As I looked at the first lesson I saw a series of classroom scenarios on the handout. I thought, “how nice, he’s tailored his class for our needs.” I thought this because, despite what some of my skeptical, even angry, friends believe, I care about human links (this is not a reference to any kind of food product), human efforts, all of warm sweating humanity, really. Then, of course, I realized the swine started with these particular scenarios so we would know what he was saying when he ordered us around like human puppets, we dancing on his infernal strings to the demented music echoing in his head.

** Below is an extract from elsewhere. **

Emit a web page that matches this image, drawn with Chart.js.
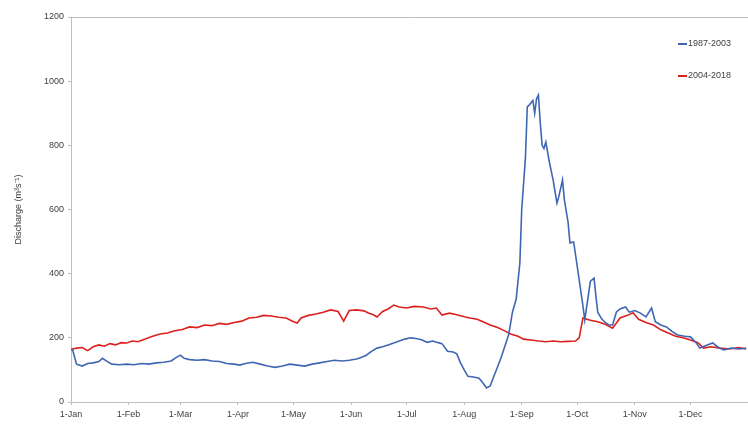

Here was a teacher I could respect.

Class went well, though his written hangul is INCREDIBLY sloppy which makes spelling complicated. The study group is thinking about hiring a Korean tutor to

a) check our pronunciation
b) make sure the spelling we pick up off the board is in the realm of the real.

Then it was off to the office to swap lies with J, my amusing but oddly unfocused office-mate. He’s 32 and trying to figure out what it is he wants to do with his life, so we get along. Did I say he’s oddly unfocused? I can’t remember, he’s rubbing off on me.

He took me around the corner for a Kimchi dish with rice and an egg. It was the first restaurant meal I’d had in a while and it was brilliant. He helped me with some food pronunciations, and I think I’ll venture out a bit more once the paycheck lands.

I also got my camera-battery charger today. At 70 bucks it was a complete rip-off, but there’s a photo trip to some mountain this Sunday and I want to get up and out. I was going to go to Expo Park today, but I am told it is not worth the trip. I need to get some household supplies anyway, so I may just put this off til Saturday. Worth the trip or not, I should check it out just to day I did.

1 comment:

Anonymous said...

Good to hear you are learning the language. Now you can ask those food questions that are oh-so important- you know the ones (gasoline/vomit/still moving...)


On a seperate note, I have been told that the "sliced octopus" you bought the other day were actually Korean tampons. Enjoy.